Thanksgiving Day tailgating at Dallas Cowboys games exemplifies this adaptation. Fans cook traditional Thanksgiving dinners—turkey, stuffing, all the trimmings—in the stadium parking lot. The tailgate merges with the holiday meal, creating a uniquely American hybrid.
The Technology Integration
Modern tailgating incorporates technologies undreamed of by the tradition’s founders. Satellite dishes provide pre-game coverage. Generators power televisions, sound systems, and cooking equipment. Smartphones coordinate arrivals and share photos.
Some innovations are specific to tailgating. The Tailgate PartyMate hooks onto a trailer hitch to provide table space. The Scorzie combines a drink holder with a game scoreboard. Purpose-built equipment fills catalogs and websites.
The integration of technology has not fundamentally changed the social pattern. People still gather, cook, eat, and talk. The technology enhances rather than replaces the core activity.
The Economics of Parking
Stadiums and teams have recognized the economic significance of tailgating. Dedicated tailgating zones, reserved parking spaces, and official sponsorships reflect the commercial value of the tradition.
Some venues charge premium prices for tailgating-friendly parking spaces. Others restrict grilling, alcohol, or duration. The tension between tradition and regulation plays out differently across locations.
The rules reflect genuine concerns.

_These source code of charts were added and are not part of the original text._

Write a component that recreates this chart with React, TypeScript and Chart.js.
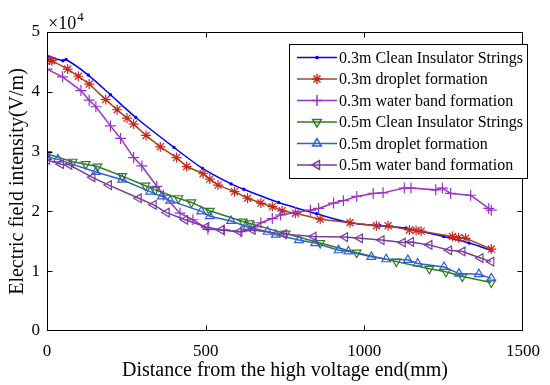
import React, { useEffect, useRef } from 'react';
import { Chart, registerables } from 'chart.js';
import { drawPoint } from 'chart.js/helpers';

Chart.register(...registerables);

// Distance from the high voltage end (mm); field values in units of 1e4 V/m
const clean03X = [0, 50, 60, 130, 200, 280, 400, 490, 580, 620, 730, 850, 955, 1050, 1130, 1250, 1330, 1400];
const clean03Y = [4.6, 4.52, 4.54, 4.28, 3.95, 3.57, 3.07, 2.72, 2.46, 2.37, 2.15, 1.96, 1.81, 1.76, 1.72, 1.58, 1.47, 1.35];

const drop03X = [0, 8, 15, 65, 99, 133, 185, 221, 252, 273, 312, 357, 408, 440, 492, 513, 539, 591, 632, 674, 710, 741, 783, 861, 955, 1038, 1075, 1142, 1163, 1179, 1278, 1297, 1319, 1400];
const drop03Y = [4.54, 4.53, 4.52, 4.38, 4.26, 4.13, 3.87, 3.7, 3.56, 3.46, 3.27, 3.08, 2.9, 2.75, 2.63, 2.54, 2.44, 2.33, 2.22, 2.14, 2.08, 2.01, 1.97, 1.87, 1.81, 1.76, 1.76, 1.69, 1.68, 1.67, 1.58, 1.56, 1.55, 1.37];

const band03X = [0, 49, 107, 133, 154, 200, 232, 273, 299, 346, 367, 419, 460, 507, 559, 611, 653, 674, 710, 736, 783, 830, 856, 903, 934, 976, 1028, 1059, 1126, 1147, 1225, 1246, 1272, 1335, 1392, 1400];
const band03Y = [4.38, 4.25, 4.02, 3.86, 3.75, 3.43, 3.22, 2.9, 2.76, 2.42, 2.27, 1.97, 1.86, 1.7, 1.69, 1.66, 1.74, 1.81, 1.88, 1.94, 1.98, 2.02, 2.05, 2.14, 2.18, 2.25, 2.3, 2.31, 2.39, 2.39, 2.36, 2.39, 2.3, 2.27, 2.05, 2.02];

const clean05X = [0, 81, 122, 159, 237, 310, 341, 414, 455, 513, 617, 638, 752, 861, 976, 1101, 1205, 1257, 1309, 1400];
const clean05Y = [2.96, 2.83, 2.79, 2.75, 2.59, 2.43, 2.36, 2.22, 2.15, 2.01, 1.83, 1.8, 1.63, 1.47, 1.31, 1.16, 1.04, 0.99, 0.91, 0.81];

const drop05X = [0, 34, 154, 237, 325, 362, 388, 486, 513, 580, 632, 695, 721, 794, 845, 919, 950, 1022, 1069, 1137, 1168, 1251, 1298, 1361, 1400];
const drop05Y = [2.91, 2.87, 2.66, 2.53, 2.33, 2.25, 2.18, 2.0, 1.92, 1.84, 1.74, 1.66, 1.61, 1.52, 1.47, 1.35, 1.33, 1.24, 1.2, 1.19, 1.13, 1.07, 0.96, 0.95, 0.88];

const band05X = [0, 44, 70, 143, 195, 289, 336, 377, 435, 502, 549, 606, 648, 747, 840, 939, 986, 1054, 1121, 1147, 1205, 1267, 1309, 1366, 1400];
const band05Y = [2.86, 2.79, 2.78, 2.57, 2.44, 2.22, 2.11, 1.98, 1.86, 1.74, 1.69, 1.66, 1.69, 1.62, 1.58, 1.57, 1.55, 1.52, 1.48, 1.49, 1.44, 1.35, 1.33, 1.22, 1.16];

const xTicks = [0, 500, 1000, 1500];
const yTicks = [0, 1, 2, 3, 4, 5];

const FONT = '"Liberation Serif", "Times New Roman", serif';

const seriesDefs = [
  { label: '0.3m Clean Insulator Strings', xs: clean03X, ys: clean03Y, line: '#0000ff', mark: '#0000ff', style: 'circle', rot: 0, r: 1.1, fill: '#0000ff', tension: 0.3 },
  { label: '0.3m droplet formation', xs: drop03X, ys: drop03Y, line: '#a0481e', mark: '#c8281c', style: 'star', rot: 0, r: 5, fill: 'rgba(0,0,0,0)', tension: 0 },
  { label: '0.3m water band formation', xs: band03X, ys: band03Y, line: '#9a32c8', mark: '#9a32c8', style: 'cross', rot: 0, r: 5.5, fill: 'rgba(0,0,0,0)', tension: 0 },
  { label: '0.5m Clean Insulator Strings', xs: clean05X, ys: clean05Y, line: '#2f7d1e', mark: '#2f7d1e', style: 'triangle', rot: 180, r: 5, fill: 'rgba(0,0,0,0)', tension: 0 },
  { label: '0.5m droplet formation', xs: drop05X, ys: drop05Y, line: '#2f5fd0', mark: '#2f5fd0', style: 'triangle', rot: 0, r: 5, fill: 'rgba(0,0,0,0)', tension: 0 },
  { label: '0.5m water band formation', xs: band05X, ys: band05Y, line: '#7a3aa0', mark: '#7a3aa0', style: 'triangle', rot: 270, r: 5, fill: 'rgba(0,0,0,0)', tension: 0 },
];

const framePlugin = {
  id: 'frame',
  afterDraw(chart: any) {
    const { ctx, chartArea: a, scales } = chart;
    ctx.save();
    ctx.strokeStyle = '#000';
    ctx.lineWidth = 1;
    const L = Math.round(a.left) + 0.5, R = Math.round(a.right) - 0.5;
    const T = Math.round(a.top) + 0.5, B = Math.round(a.bottom) - 0.5;
    ctx.strokeRect(L, T, R - L, B - T);
    ctx.beginPath();
    xTicks.slice(1, -1).forEach((v) => {
      const px = Math.round(scales.x.getPixelForValue(v)) + 0.5;
      ctx.moveTo(px, B); ctx.lineTo(px, B - 5);
      ctx.moveTo(px, T); ctx.lineTo(px, T + 5);
    });
    yTicks.slice(1, -1).forEach((v) => {
      const py = Math.round(scales.y.getPixelForValue(v)) + 0.5;
      ctx.moveTo(L, py); ctx.lineTo(L + 5, py);
      ctx.moveTo(R, py); ctx.lineTo(R - 5, py);
    });
    ctx.stroke();

    // exponent label
    ctx.fillStyle = '#000';
    ctx.textBaseline = 'alphabetic';
    ctx.textAlign = 'left';
    ctx.font = `18px ${FONT}`;
    ctx.fillText('×10', 48, 29);
    const w = ctx.measureText('×10').width;
    ctx.font = `13px ${FONT}`;
    ctx.fillText('4', 48 + w + 1, 21);

    // legend
    const bx = 289.5, by = 44.5, bw = 238, bh = 134;
    ctx.fillStyle = '#fff';
    ctx.fillRect(bx, by, bw, bh);
    ctx.strokeStyle = '#000';
    ctx.lineWidth = 1;
    ctx.strokeRect(bx, by, bw, bh);
    seriesDefs.forEach((s, i) => {
      const y = 57.5 + i * 21.5;
      ctx.strokeStyle = s.line;
      ctx.lineWidth = 1.5;
      ctx.beginPath();
      ctx.moveTo(297, y); ctx.lineTo(337, y);
      ctx.stroke();
      ctx.strokeStyle = s.mark;
      ctx.fillStyle = s.fill;
      drawPoint(ctx, { pointStyle: s.style, rotation: s.rot, radius: s.r, borderWidth: 1.2 } as any, 317, y);
      ctx.fillStyle = '#000';
      ctx.font = `16px ${FONT}`;
      ctx.textBaseline = 'middle';
      ctx.textAlign = 'left';
      ctx.fillText(s.label, 339, y + 1);
    });
    ctx.restore();
  },
};

export default function App() {
  const ref = useRef<HTMLCanvasElement>(null);
  useEffect(() => {
    const canvas = ref.current;
    if (!canvas) return;
    const datasets = seriesDefs.map((s, i) => ({
      label: s.label,
      data: s.xs.map((x, j) => ({ x, y: s.ys[j] })),
      showLine: true,
      borderColor: s.line,
      borderWidth: 1.5,
      tension: s.tension,
      pointStyle: s.style as any,
      rotation: s.rot,
      pointRadius: s.r,
      pointBorderColor: s.mark,
      pointBackgroundColor: s.fill,
      pointBorderWidth: 1.2,
      fill: false,
      order: -i,
    }));
    const chart = new Chart(canvas, {
      type: 'scatter',
      data: { datasets },
      options: {
        animation: false,
        responsive: false,
        maintainAspectRatio: false,
        layout: { padding: { left: 0, right: 22, top: 32, bottom: 0 } },
        plugins: { legend: { display: false }, tooltip: { enabled: false } },
        scales: {
          x: {
            type: 'linear',
            min: 0,
            max: 1500,
            afterBuildTicks: (s: any) => { s.ticks = xTicks.map((v) => ({ value: v })); },
            ticks: { color: '#000', font: { family: FONT, size: 17 }, padding: 10, maxRotation: 0, autoSkip: false, callback: (v: any) => String(v) },
            grid: { display: false, drawTicks: false },
            border: { display: false },
            title: { display: true, text: 'Distance from the high voltage end(mm)', color: '#000', font: { family: FONT, size: 20 }, padding: { top: 2, bottom: 2 } },
            afterFit: (s: any) => { s.height = 54; },
          },
          y: {
            type: 'linear',
            min: 0,
            max: 5,
            afterBuildTicks: (s: any) => { s.ticks = yTicks.map((v) => ({ value: v })); },
            ticks: { color: '#000', font: { family: FONT, size: 17 }, padding: 7, autoSkip: false, callback: (v: any) => String(v) },
            grid: { display: false, drawTicks: false },
            border: { display: false },
            title: { display: true, text: 'Electric field intensity(V/m)', color: '#000', font: { family: FONT, size: 20 }, padding: { top: 6, bottom: 6 } },
            afterFit: (s: any) => { s.width = 47; },
          },
        },
      },
      plugins: [framePlugin],
    });
    return () => chart.destroy();
  }, []);
  return (
    <div style={{ position: 'fixed', left: 0, top: 0, width: 550, height: 385, background: '#fff' }}>
      <canvas ref={ref} width={550} height={385} style={{ width: 550, height: 385, display: 'block' }} />
    </div>
  );
}
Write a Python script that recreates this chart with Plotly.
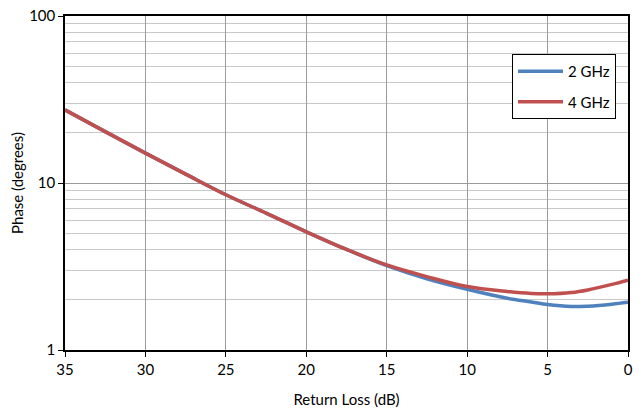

Fire safety, crowd management, and liability all influence venue policies. But the restrictions also test the resilience of tailgating culture. Fans adapt, finding new venues or new approaches that work within constraints.
The Continuity of Ritual
What began with Civil War spectators watching a battle has evolved into a distinctly American tradition. The food has changed from sandwiches to griddled feasts. The vehicles have changed from carriages to RVs. The technology has advanced from none to satellite.
But the core ritual remains: gather before the main event, share food and drink, build community around shared anticipation. The tailgate is not preparation for the game. It is its own event, with its own traditions, its own culture, its own meaning.
The game will be played. Someone will win. But hours before kickoff, in parking lots across America, another tradition unfolds. It is older than the stadiums, older than the teams, older than the sport itself. It is the ritual of eating together before something important happens. That ritual—civilians watching a battle with picnic baskets—was strange in 1861. It remains strange. It also remains essential.